## Direction
Extract word for word the lines of the listing from its start to the line holding "import pandas as pd", both ends kept; pictures are not part of the copy.

------------------------------------------------------------------------

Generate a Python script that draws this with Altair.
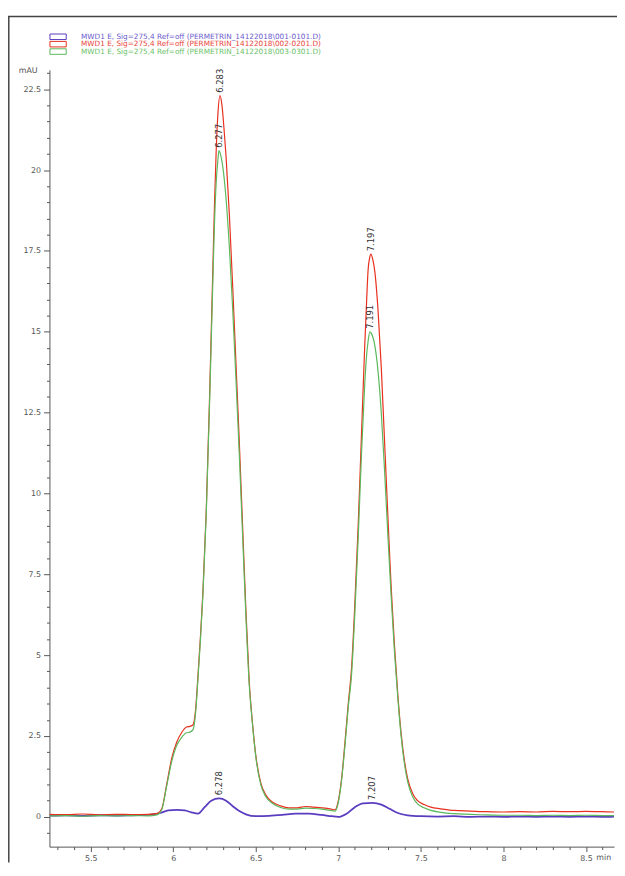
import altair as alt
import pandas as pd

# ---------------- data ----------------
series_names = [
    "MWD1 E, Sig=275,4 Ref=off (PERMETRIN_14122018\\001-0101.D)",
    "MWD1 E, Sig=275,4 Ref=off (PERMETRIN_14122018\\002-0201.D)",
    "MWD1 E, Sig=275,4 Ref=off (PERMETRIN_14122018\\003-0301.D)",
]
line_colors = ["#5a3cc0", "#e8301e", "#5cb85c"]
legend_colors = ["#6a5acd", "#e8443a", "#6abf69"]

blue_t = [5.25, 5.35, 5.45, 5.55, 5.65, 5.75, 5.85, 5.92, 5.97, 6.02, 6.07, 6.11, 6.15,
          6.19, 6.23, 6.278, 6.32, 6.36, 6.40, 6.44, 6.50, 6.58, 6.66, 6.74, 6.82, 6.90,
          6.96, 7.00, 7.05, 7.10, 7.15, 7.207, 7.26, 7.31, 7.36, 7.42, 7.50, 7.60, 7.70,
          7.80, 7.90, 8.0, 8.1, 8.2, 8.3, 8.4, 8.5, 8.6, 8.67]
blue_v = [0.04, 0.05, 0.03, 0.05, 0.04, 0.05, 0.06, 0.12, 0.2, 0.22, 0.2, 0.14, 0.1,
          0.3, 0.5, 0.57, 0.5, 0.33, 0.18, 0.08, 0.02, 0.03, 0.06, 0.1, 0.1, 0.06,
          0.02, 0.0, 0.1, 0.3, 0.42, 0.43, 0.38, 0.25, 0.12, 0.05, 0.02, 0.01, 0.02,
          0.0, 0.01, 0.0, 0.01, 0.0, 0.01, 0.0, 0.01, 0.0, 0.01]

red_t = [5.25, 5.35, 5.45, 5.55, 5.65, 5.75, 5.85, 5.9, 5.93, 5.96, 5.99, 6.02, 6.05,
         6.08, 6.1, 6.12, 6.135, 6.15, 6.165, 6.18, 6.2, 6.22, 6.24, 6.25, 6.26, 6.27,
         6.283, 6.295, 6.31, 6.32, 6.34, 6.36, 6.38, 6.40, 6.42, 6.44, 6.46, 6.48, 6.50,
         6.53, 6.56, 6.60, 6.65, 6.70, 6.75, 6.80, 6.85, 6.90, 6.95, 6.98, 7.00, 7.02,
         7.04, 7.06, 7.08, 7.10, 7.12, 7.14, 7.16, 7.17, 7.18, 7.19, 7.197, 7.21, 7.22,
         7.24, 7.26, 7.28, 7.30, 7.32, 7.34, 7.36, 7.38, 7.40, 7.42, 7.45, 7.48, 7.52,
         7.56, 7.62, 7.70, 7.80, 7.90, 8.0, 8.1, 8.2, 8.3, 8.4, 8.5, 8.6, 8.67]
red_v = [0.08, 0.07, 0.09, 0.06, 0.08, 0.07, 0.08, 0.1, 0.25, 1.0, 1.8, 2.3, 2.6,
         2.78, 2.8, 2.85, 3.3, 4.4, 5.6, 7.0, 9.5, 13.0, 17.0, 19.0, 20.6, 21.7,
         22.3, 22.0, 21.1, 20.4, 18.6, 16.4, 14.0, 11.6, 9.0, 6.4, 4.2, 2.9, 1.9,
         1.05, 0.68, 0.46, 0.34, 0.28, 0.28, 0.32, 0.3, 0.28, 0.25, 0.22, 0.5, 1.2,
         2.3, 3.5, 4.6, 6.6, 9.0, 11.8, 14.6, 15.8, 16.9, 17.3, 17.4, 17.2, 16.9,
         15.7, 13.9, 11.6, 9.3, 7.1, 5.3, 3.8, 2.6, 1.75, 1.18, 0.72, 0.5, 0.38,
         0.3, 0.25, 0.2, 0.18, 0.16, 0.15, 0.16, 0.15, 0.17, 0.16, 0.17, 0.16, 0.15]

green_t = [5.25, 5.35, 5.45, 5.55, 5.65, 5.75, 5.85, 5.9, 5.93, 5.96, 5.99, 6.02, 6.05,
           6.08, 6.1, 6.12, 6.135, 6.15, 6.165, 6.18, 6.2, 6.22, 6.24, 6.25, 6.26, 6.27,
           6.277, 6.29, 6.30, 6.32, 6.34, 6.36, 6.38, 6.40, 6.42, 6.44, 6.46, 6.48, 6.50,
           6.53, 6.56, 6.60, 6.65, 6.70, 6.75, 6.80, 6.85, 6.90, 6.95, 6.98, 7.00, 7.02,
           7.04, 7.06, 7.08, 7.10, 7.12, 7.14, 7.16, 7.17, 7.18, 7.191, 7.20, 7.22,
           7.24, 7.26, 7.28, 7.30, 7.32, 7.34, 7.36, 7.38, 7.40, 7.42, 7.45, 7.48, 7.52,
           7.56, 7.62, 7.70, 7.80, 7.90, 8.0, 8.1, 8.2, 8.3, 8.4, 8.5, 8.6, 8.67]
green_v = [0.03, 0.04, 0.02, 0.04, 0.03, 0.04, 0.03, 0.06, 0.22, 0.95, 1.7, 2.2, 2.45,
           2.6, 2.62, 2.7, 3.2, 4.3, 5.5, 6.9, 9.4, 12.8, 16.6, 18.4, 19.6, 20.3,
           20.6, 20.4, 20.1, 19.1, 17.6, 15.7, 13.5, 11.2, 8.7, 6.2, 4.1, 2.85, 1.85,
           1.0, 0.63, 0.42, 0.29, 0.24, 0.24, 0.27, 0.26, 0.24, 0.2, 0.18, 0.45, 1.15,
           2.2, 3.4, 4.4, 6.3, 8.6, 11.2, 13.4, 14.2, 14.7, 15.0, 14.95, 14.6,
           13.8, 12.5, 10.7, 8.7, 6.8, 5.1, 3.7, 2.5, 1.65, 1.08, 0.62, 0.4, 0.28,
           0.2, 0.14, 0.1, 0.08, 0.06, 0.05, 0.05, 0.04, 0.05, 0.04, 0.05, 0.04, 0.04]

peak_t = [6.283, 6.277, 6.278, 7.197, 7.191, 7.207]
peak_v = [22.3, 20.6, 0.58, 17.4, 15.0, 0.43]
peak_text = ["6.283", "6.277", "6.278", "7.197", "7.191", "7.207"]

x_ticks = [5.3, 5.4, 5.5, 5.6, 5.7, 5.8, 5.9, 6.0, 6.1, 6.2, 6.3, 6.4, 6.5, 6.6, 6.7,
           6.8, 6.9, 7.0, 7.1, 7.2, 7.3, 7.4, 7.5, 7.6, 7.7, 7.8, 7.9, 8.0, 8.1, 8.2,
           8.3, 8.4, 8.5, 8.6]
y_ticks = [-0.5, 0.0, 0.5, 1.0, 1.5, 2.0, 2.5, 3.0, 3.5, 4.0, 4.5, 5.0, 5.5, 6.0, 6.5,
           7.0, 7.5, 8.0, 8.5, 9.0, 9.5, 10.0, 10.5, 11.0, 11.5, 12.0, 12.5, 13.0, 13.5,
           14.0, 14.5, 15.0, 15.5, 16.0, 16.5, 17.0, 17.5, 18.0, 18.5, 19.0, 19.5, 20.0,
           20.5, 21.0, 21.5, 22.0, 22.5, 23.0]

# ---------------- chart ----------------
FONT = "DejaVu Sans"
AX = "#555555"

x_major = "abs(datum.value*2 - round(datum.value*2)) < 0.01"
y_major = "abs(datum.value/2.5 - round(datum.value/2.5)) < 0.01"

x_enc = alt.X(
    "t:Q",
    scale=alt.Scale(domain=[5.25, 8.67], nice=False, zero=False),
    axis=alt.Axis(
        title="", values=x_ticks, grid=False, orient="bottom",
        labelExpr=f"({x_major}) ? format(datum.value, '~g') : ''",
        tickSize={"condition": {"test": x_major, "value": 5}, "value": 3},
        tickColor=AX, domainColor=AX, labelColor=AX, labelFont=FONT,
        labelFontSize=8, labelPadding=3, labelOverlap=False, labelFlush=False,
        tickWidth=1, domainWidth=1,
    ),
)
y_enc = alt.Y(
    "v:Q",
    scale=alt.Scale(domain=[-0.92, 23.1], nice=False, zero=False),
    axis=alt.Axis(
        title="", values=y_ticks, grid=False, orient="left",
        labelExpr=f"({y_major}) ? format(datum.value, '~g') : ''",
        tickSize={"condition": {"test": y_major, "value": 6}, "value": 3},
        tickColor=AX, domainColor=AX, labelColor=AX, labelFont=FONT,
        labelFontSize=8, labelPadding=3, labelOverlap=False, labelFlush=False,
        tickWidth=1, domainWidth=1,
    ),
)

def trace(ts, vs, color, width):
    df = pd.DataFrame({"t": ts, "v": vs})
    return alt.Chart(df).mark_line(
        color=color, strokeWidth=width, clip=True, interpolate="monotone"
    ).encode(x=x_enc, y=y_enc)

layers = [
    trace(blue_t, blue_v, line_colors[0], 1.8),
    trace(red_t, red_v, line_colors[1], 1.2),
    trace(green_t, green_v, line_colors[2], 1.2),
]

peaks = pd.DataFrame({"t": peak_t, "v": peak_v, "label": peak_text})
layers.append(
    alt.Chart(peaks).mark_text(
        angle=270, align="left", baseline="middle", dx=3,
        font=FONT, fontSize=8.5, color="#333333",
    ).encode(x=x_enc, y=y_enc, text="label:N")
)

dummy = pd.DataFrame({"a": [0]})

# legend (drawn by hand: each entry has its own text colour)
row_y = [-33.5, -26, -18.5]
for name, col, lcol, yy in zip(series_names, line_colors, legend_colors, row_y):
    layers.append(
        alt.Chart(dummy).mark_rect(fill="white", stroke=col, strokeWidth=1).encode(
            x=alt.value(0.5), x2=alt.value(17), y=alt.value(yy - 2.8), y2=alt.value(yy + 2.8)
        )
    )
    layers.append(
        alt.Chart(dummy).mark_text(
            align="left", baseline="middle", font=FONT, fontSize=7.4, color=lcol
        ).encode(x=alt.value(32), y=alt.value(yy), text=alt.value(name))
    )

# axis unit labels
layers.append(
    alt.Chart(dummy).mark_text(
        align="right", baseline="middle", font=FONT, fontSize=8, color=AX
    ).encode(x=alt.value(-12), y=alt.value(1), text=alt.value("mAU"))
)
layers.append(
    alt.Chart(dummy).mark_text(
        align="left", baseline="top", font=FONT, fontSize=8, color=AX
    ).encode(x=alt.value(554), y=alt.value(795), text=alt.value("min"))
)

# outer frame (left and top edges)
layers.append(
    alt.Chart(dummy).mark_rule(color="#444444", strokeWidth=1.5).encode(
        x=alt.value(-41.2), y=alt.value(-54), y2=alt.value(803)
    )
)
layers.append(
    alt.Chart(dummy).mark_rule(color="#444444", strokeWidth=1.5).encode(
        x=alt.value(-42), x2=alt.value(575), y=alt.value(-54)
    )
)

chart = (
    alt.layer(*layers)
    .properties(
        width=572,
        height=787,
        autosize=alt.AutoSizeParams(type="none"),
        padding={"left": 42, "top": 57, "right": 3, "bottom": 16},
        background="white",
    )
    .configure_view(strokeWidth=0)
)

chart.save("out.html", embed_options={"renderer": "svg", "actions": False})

------------------------------------------------------------------------

## Answer to this problem
Generate a Python script that draws this with Altair.
import altair as alt
import pandas as pd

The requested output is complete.